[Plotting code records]
......
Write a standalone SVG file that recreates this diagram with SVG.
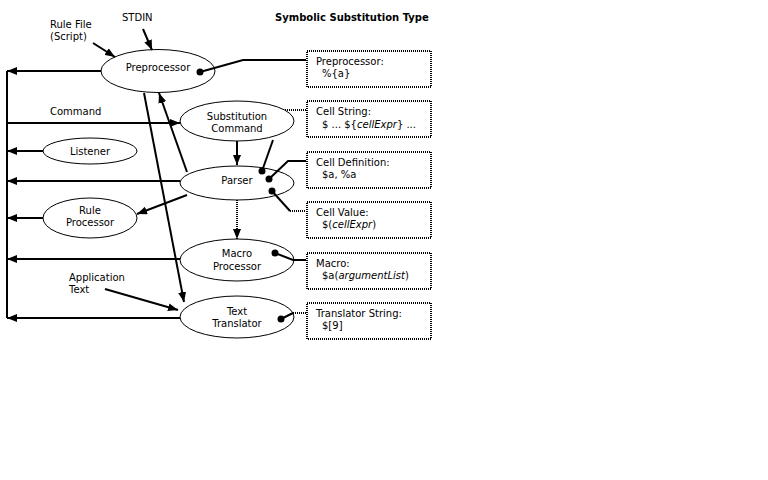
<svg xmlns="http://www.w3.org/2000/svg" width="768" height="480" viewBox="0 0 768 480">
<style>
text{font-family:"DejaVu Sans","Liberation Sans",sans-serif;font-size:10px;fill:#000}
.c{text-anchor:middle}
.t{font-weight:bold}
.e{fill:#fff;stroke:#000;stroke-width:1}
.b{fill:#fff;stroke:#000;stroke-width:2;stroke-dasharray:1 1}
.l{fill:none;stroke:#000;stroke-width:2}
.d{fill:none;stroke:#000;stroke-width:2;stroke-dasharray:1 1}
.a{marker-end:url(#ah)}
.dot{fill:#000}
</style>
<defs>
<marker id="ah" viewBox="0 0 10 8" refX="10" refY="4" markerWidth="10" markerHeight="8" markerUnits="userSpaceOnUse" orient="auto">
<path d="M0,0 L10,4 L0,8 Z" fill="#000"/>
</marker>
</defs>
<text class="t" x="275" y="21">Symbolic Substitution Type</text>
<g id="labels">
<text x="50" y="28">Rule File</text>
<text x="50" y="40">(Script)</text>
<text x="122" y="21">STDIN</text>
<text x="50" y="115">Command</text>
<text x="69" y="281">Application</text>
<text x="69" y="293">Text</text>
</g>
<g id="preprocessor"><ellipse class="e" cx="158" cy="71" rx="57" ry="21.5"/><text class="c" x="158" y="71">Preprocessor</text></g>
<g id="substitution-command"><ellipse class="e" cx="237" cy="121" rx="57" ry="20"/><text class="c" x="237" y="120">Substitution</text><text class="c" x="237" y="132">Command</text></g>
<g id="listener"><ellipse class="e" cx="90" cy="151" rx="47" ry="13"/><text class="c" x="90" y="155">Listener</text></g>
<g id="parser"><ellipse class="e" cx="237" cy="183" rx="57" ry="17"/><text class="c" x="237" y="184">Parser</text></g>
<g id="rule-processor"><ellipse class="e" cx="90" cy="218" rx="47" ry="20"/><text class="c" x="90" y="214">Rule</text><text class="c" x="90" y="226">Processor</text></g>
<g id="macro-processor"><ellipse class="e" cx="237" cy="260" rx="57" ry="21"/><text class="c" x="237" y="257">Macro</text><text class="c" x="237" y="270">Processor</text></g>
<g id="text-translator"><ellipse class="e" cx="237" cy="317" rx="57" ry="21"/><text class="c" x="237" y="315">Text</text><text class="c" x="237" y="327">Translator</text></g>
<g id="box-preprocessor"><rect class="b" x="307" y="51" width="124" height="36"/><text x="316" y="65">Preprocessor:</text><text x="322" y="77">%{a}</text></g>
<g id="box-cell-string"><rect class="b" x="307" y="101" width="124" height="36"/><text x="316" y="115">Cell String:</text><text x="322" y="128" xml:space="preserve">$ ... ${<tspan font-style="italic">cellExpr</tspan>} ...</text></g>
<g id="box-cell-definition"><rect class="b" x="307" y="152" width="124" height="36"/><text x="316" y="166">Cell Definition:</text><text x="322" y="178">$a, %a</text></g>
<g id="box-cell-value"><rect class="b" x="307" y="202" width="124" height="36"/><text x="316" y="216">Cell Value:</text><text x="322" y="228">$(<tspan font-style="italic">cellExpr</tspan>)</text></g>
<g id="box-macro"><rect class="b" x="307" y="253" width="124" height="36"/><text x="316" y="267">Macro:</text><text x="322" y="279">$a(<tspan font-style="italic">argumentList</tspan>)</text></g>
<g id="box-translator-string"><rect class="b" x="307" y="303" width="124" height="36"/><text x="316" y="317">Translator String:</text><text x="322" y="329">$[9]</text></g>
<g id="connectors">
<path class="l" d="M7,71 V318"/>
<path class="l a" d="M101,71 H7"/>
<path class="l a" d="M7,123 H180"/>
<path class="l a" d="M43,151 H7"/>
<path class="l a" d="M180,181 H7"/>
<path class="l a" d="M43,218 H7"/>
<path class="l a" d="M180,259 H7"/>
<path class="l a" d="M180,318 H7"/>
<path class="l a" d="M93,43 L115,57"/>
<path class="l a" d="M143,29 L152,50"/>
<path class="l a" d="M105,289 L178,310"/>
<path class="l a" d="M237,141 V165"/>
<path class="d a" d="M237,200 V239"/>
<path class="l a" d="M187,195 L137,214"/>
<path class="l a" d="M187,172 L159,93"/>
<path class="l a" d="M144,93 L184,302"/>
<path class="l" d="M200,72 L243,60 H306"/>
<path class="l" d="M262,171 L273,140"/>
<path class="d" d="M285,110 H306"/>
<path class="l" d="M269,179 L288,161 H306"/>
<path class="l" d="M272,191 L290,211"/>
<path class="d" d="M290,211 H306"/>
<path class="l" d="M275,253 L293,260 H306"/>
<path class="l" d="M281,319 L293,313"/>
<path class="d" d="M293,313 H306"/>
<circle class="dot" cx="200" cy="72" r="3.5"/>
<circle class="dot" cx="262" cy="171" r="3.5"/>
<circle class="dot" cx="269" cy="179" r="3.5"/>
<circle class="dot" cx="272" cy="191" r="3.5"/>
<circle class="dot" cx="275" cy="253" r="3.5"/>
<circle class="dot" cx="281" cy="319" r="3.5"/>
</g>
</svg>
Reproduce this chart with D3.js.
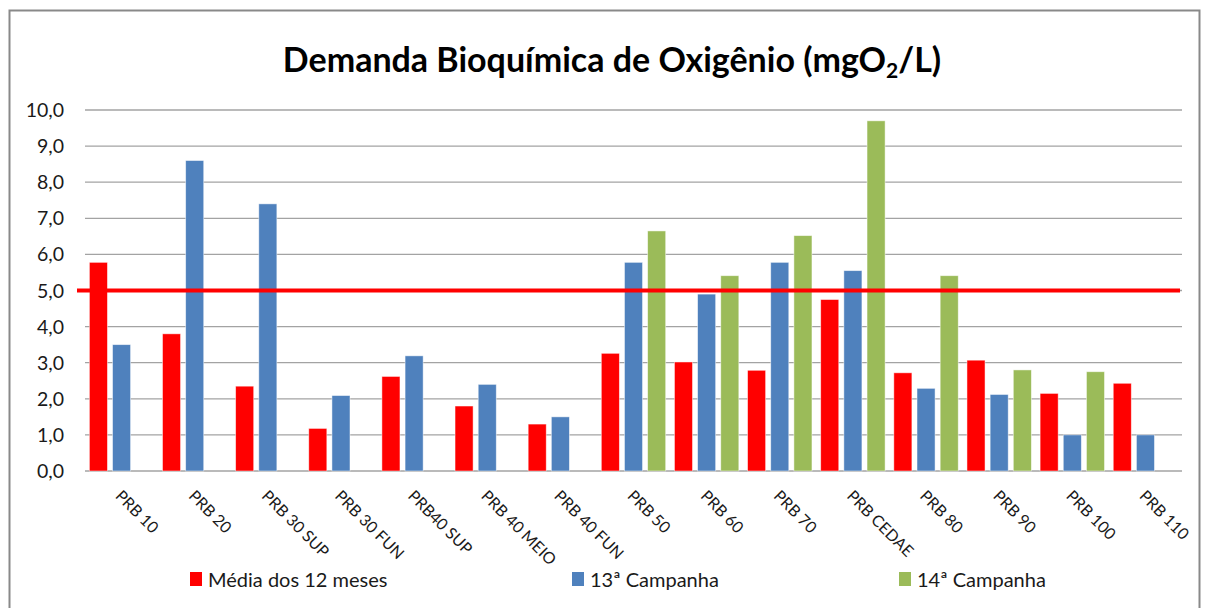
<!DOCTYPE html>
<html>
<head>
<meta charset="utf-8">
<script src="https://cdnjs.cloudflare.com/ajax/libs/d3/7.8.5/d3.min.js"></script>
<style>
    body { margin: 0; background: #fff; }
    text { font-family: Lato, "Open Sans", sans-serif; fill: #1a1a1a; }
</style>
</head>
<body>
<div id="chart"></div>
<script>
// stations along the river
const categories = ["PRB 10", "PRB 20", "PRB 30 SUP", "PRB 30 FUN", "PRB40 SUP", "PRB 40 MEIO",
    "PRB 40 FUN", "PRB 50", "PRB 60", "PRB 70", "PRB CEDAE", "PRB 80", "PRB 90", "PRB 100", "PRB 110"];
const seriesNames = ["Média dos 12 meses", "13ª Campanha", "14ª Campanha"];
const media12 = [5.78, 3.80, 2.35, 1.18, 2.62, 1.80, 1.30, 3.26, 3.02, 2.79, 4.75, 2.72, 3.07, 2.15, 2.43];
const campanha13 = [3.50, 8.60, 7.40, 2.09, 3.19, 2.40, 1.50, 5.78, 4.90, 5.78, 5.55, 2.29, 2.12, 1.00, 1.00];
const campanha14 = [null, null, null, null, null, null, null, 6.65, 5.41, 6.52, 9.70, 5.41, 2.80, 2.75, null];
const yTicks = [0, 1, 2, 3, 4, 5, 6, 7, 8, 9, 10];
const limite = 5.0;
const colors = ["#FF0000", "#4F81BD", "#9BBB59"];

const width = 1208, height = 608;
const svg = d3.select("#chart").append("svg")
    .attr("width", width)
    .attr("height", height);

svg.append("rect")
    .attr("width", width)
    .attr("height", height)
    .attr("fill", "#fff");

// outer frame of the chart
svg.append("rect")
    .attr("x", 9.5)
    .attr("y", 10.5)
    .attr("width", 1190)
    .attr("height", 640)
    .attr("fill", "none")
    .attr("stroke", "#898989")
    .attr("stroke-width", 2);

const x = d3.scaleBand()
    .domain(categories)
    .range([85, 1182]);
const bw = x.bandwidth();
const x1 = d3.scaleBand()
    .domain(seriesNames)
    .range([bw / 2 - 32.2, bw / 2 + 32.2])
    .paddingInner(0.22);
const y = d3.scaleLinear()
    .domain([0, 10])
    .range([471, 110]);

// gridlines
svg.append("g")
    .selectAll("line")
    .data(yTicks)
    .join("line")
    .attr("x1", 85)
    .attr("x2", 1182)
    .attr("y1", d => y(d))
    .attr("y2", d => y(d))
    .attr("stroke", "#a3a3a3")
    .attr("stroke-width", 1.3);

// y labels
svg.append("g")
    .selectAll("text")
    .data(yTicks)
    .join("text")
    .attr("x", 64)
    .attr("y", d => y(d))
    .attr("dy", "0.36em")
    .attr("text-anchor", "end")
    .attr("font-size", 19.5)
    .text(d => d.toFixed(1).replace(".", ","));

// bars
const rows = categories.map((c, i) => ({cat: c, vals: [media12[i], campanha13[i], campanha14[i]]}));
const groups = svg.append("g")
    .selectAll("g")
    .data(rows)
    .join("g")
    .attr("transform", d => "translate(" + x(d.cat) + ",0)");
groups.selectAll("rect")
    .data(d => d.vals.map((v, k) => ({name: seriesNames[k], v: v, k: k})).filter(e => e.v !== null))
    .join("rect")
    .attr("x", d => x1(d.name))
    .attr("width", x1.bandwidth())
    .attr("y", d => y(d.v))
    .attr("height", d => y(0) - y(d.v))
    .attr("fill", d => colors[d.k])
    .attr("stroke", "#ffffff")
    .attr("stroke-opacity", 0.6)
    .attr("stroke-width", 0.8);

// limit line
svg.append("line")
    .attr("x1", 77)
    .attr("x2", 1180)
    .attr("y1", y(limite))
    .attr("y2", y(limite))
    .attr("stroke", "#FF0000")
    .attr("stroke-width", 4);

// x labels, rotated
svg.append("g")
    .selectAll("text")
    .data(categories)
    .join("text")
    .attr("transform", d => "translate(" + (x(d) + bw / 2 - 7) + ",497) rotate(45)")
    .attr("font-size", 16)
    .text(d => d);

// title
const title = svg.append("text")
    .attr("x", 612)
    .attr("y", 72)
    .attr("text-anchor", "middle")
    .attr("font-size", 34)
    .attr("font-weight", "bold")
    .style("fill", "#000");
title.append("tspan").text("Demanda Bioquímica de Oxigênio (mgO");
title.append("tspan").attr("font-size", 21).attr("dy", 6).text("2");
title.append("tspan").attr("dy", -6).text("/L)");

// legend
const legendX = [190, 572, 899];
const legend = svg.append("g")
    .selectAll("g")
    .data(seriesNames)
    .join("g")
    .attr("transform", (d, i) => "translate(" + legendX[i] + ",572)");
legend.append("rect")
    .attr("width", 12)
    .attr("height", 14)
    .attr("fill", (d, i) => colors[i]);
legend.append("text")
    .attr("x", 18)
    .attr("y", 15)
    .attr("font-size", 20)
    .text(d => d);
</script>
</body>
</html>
......
DIRECTIONS FOR THIS TASK → Scan the material line by line and report each one that contains "with".

ANSWER TO THE TASK →
Write a standalone SVG file that recreates this diagram with SVG.
Reproduce this chart with D3.js.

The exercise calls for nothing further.